I think and UTMA is a viable option. I'm not entirely sure going to college is the best idea for all people. Maybe you have a kid that wants to start a business, 529 and the like, lock that money up too much.
Did he just say the ESA and 529 are kissing cousins??
Other key differences are ESA you can use it tax-free for Elementary(private school) through college. Also in ESA if you’re concerned about control when your child becomes adult majority age 18-24 depending what state you live in that the child becomes owner and can use it for whatever they want but they will pay penalties and income taxes if they don’t use the ESA for education. Also you can’t change child beneficiary in ESA. 529 you can change beneficiary of the plan and you retain control even when your child is an adult.
Investment choices are unlimited in ESA such as stock, bond, CD, mutual fund, ETF, etc vs 529 only choices are mutual fund or ETF depending on what state 529 plan you choose.
What if kid will not go to college?

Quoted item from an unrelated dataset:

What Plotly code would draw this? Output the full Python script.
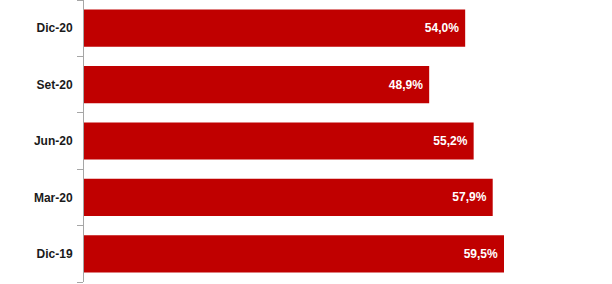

Can kid use it for anything else?
What if kid dies? Can parents use money for anything else?
I disagree about the pre-paid tuition plans, for most people those are the best (because most people aren't going to have the knowledge or time or wherewithal to manage a mutual fund 529.) Pre-paid tuition plans are great, have used them with all my many children (2 who have already collected on them.)
So why does an ESA exist if you can do a 529?
529’s are more flexible than ESA’s. Plus you can put more money each year in 529’s.